Chi è Colombo (Alberto Trevaini) e come dialoga la sua musica con Falcon Lake

Colombo/Alberto mette le mani avanti: non ha scelto il film per un motivo specifico legato al suo disco, anche se forse qualche in questa sua scelta sconsiderata e istintiva, più di un punto di contatto potremmo trovarlo.

Facendo un passo indietro: Colombo è un cantautore di Brescia, ma di stanza a Milano, reduce dalla pubblicazione di un EP dal titolo Where children strove, titolo che potremmo tradurre con dove i ragazzini hanno lottato. Qui convivono influenze che vanno da James Blake ai Coldplay, vibes britanniche simil Kodaline e l’innegabile devozione a Jeff Buckley che si intreccia alle melodie ispirate da Dvořák (Sinfonia Dal nuovo mondo), Chopin (Notturno op.9 n.2), Tchaikovsky (Concerto per pianoforte e orchestra) e Ravel (Concerto in sol). Il tutto confluisce e si fonde con i versi eterni di Emily Dickinson, poetessa a cui Colombo ha scelto di dedicare questo disco e questo suo periodo artistico.
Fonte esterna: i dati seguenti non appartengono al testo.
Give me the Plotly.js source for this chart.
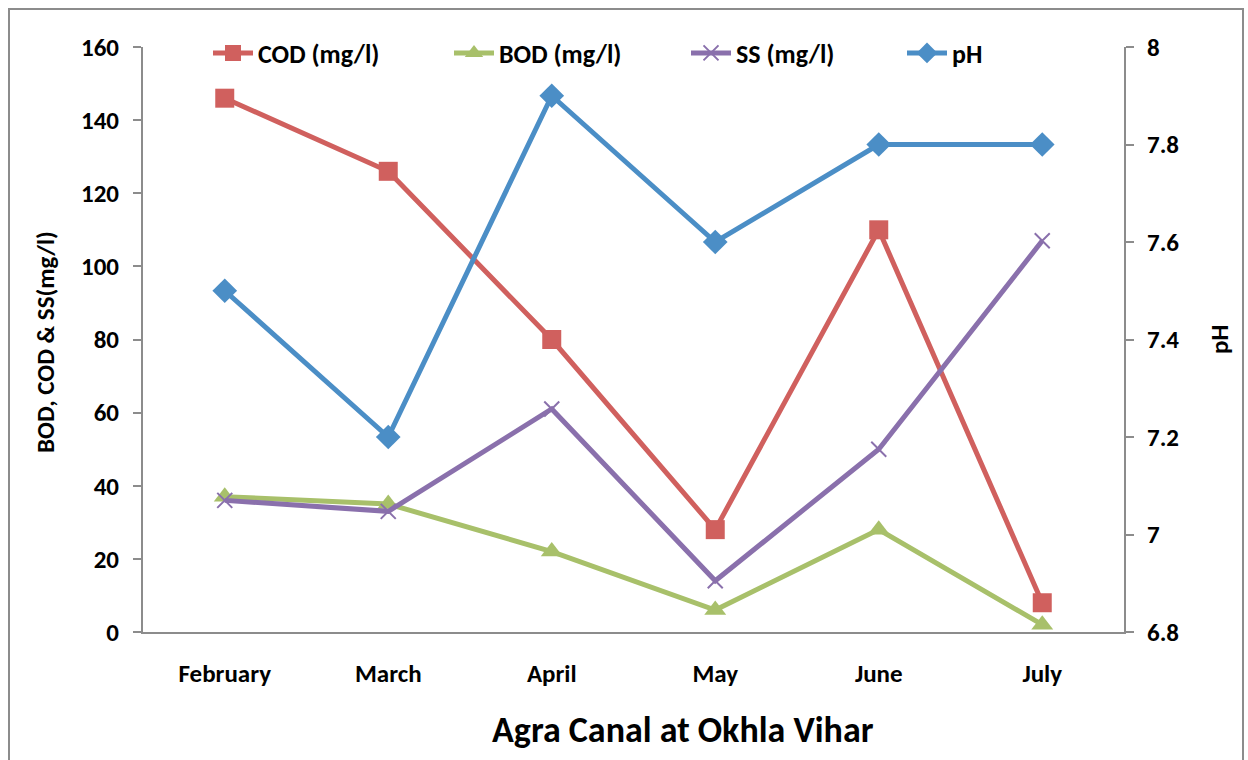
<!DOCTYPE html>
<html><head><meta charset="utf-8">
<script src="https://cdn.plot.ly/plotly-3.0.1.min.js"></script>
<style>
html,body{margin:0;padding:0;background:#fff;}
#wrap{position:relative;width:1248px;height:760px;}
#chart{width:1248px;height:760px;}
#border{position:absolute;left:8px;top:8px;width:1236px;height:760px;border:2px solid #8c8c8c;box-sizing:border-box;pointer-events:none;}
</style></head>
<body><div id="wrap"><div id="chart"></div><div id="border"></div></div>
<script>
const months = ["February","March","April","May","June","July"];
const cod = [146,126,80,28,110,8];
const bod = [37,35,22,6,28,2];
const ss = [36,33,61,14,50,107];
const ph = [7.5,7.2,7.9,7.6,7.8,7.8];

const FONT = "Carlito, 'Open Sans', sans-serif";
const L=143, R=1124, T=47, B=632, W=R-L, H=B-T;
const px = x => (x-L)/W;
const py = y => (B-y)/H;

const traces = [
 {x:months,y:cod,name:"COD (mg/l)",type:"scatter",mode:"lines+markers",
  line:{color:"#D0605E",width:5},marker:{symbol:"square",size:19,color:"#D0605E"},legend:"legend"},
 {x:months,y:bod,name:"BOD (mg/l)",type:"scatter",mode:"lines+markers",
  line:{color:"#A8C06A",width:5},marker:{symbol:"triangle-up",size:19,color:"#A8C06A"},legend:"legend2"},
 {x:months,y:ss,name:"SS (mg/l)",type:"scatter",mode:"lines+markers",
  line:{color:"#8A70AC",width:5},marker:{symbol:"x-thin",size:15,line:{color:"#8A70AC",width:2},color:"#8A70AC"},legend:"legend3"},
 {x:months,y:ph,name:"pH",type:"scatter",mode:"lines+markers",yaxis:"y2",
  line:{color:"#4B8EC6",width:5},marker:{symbol:"diamond",size:19,color:"#4B8EC6"},legend:"legend4"}
];

const legBase = {orientation:"h",yanchor:"middle",xanchor:"left",bgcolor:"rgba(0,0,0,0)",
  font:{family:FONT,size:26,color:"#000",weight:"bold"},itemwidth:40};

const TF = {family:FONT,size:25,color:"#000",weight:"bold"};
const layout = {
  width:1248,height:760,
  margin:{l:L,r:1248-R,t:T,b:760-B},
  paper_bgcolor:"#fff",plot_bgcolor:"#fff",
  font:{family:FONT,size:25,color:"#000",weight:"bold"},
  showlegend:true,
  legend:Object.assign({},legBase,{x:px(208),y:py(53)}),
  legend2:Object.assign({},legBase,{x:px(449),y:py(53)}),
  legend3:Object.assign({},legBase,{x:px(686),y:py(53)}),
  legend4:Object.assign({},legBase,{x:px(902),y:py(53)}),
  xaxis:{type:"category",range:[-0.5,5.5],showline:true,linecolor:"#8c8c8c",linewidth:2,
    showgrid:false,zeroline:false,ticks:"",ticklabelstandoff:18,tickfont:TF},
  yaxis:{range:[0,160],dtick:20,showline:true,linecolor:"#8c8c8c",linewidth:2,
    showgrid:false,zeroline:false,ticks:"outside",ticklen:8,tickcolor:"#8c8c8c",tickwidth:2,
    ticklabelstandoff:9,tickfont:TF},
  yaxis2:{range:[6.8,8],dtick:0.2,overlaying:"y",side:"right",showline:true,linecolor:"#8c8c8c",linewidth:2,
    showgrid:false,zeroline:false,ticks:"outside",ticklen:8,tickcolor:"#8c8c8c",tickwidth:2,
    ticklabelstandoff:8,tickfont:TF,
    tickvals:[6.8,7,7.2,7.4,7.6,7.8,8],ticktext:["6.8","7","7.2","7.4","7.6","7.8","8"]},
  annotations:[
    {text:"Agra Canal at Okhla Vihar",xref:"paper",yref:"paper",x:px(683),y:py(730),
     xanchor:"center",yanchor:"middle",showarrow:false,font:{family:FONT,size:36,color:"#000",weight:"bold"}},
    {text:"BOD, COD & SS(mg/l)",xref:"paper",yref:"paper",x:px(45),y:py(342),textangle:-90,
     xanchor:"center",yanchor:"middle",showarrow:false,font:{family:FONT,size:25,color:"#000",weight:"bold"}},
    {text:"pH",xref:"paper",yref:"paper",x:px(1219),y:py(340),textangle:-90,
     xanchor:"center",yanchor:"middle",showarrow:false,font:{family:FONT,size:25,color:"#000",weight:"bold"}}
  ]
};
Plotly.newPlot("chart",traces,layout,{displayModeBar:false,staticPlot:true});
</script></body></html>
E nonostante Alberto non abbia inizialmente pensato a nessun punto di contatto tra il suo disco e il film, sembra incredibile come già a partire dal titolo Where children strove possiamo ritrovare quell’emotività di subbugli adolescenziali su cui ruota tutta la trama del film: lei ha sedici anni, lui un paio meno, lei ha già i ragazzi che la inseguono, lui che si vergogna persino a guardarla, ma si lascerebbe affogare pur di farlo, con tutte le sofferenze collaterali del caso, che la Dickinson, con i suoi amori totalizzanti e malinconie oscure, sapeva raccontare così bene.

Alberto ha vissuto un’amicizia simile una volta, lei più grande, a dormire insieme senza farsi troppe domande, senza sfiorarsi nemmeno, ma forse c’era qualche tensione che all’epoca non si riusciva a decifrare. Niente di che, comunque, non ha mai rischiato di affogare per lei, però le cose non dette gli piacciono parecchio.

Del film ha amato la fotografia, le tinte pastello scure, non il formato 4:3 (forse dopo Wes Anderson e Xavier Dolan non è più necessario), gli attori pazzeschi e giovanissimi, e il fatto che fosse tutto così verosimile. Tantissime volte ci siamo ritrovati, come nel film, a feste di sconosciuti, vestiti in modo sbagliato, a desiderare di attaccare bottone con il nostro amore perduto, che puntualmente si sta limonando qualcun altro. Concludiamo che tra lui e lei, siamo degli sfigati, siamo lui.

In sintesi

Vedere Falcon Lake e ascoltare Colombo (e di conseguenza i versi di Emily Dickinson) potrebbe salvarvi i nervi se state vivendo un’estate tormentata, una seconda adolescenza, e se pensate che nessuno possa capire la vostra solitudine esistenziale. La stessa di quando, a quindici anni, ascoltavate chili di musica per ore, isolati dal mondo, alternando chili di serie televisive.

Colombo e la regista Charlotte Le Bon condividono questo pathos ma anche un punto di vista femminile non convenzionale, in cui le ragazze non sono delicate anime in pena, ma emotivamente violente ed estreme, e sono seduttrici inconsapevoli.